There's a big conversation embedded on this about when solitude turns poisonous, which is also a tough balance to strike as an independent thinker! I've been talking a lot this year about the concept of multiple selves, and Kaag does too, except he mentions it mostly within parenthood/without the context of his daughter, then again in partnership/alone. You can't be entirely visible to one person, but the trouble comes when you start to believe that the impossibility of 360-degree awareness of multiplicity means that who you are with others is somehow less authentic than who you are in complete isolation and darkness. When you go too abstract, you can lose touch with reality and other people in a way that can leave deep scars over time because you redefine authenticity.
“Being a parent is to live out such a disjunction between duty and personal freedom—to love a child with one’s entire being, but to preserve something of one’s identity that parenting cannot touch. Nietzsche explains how this divided self is not only possible but inevitable.”
I'm also largely of the opinion that, as shame grows, it compounds all of this.

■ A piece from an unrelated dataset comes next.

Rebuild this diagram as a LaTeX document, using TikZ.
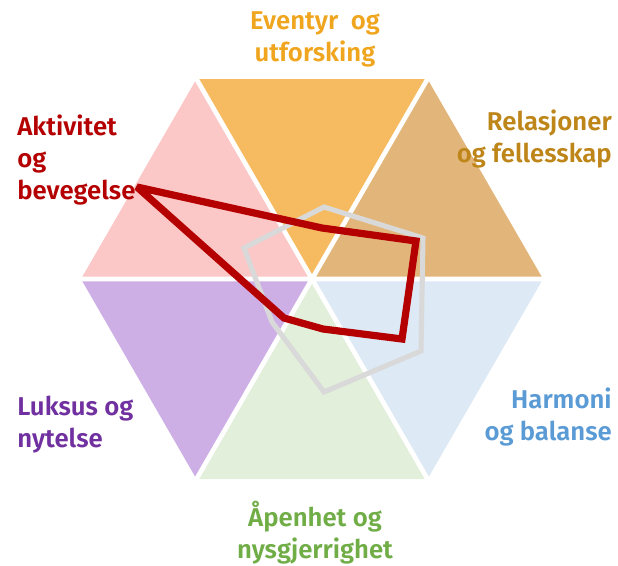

The fear of shame (of admitting internal contradiction, or darkness, or possible inauthenticity) is what bars people from having the slow connections and conversations that make you realize you don't have to be alone in a spiral. But that's me getting sappy/sad about those who feel completely cut off from others. (Again, always here to listen to anyone who needs. Knowing darkness doesn't mean judging it!)
Overall, it's a solid read that explains a lot of Nietzsche and has a lot of the balance I like from anybody doing a deep dive on a topic or figure. That being said, because Kaag is kind of a polarizing figure himself at times, you might find aspects of his lifestyle or reasoning abrasive.
I'm liking my follow-up read of American Philosophy, and appreciated reading this one before my own trip. I may or may not read a third book, but if I find him to not really have learned his lesson in regards to acknowledging other people, I'd probably put it down. Hopefully that's not the case!
For fans of
American Philosophy: A Love Story by John Kaag; Consider the Lobster by David Foster Wallace; On Muscle by Bonnie Tsui; After the North Pole by Erling Kagge; The Snow Leopard by Peter Matthiessen; Siddhartha by Hermann Hesse; Nietzsche, obviously, etc.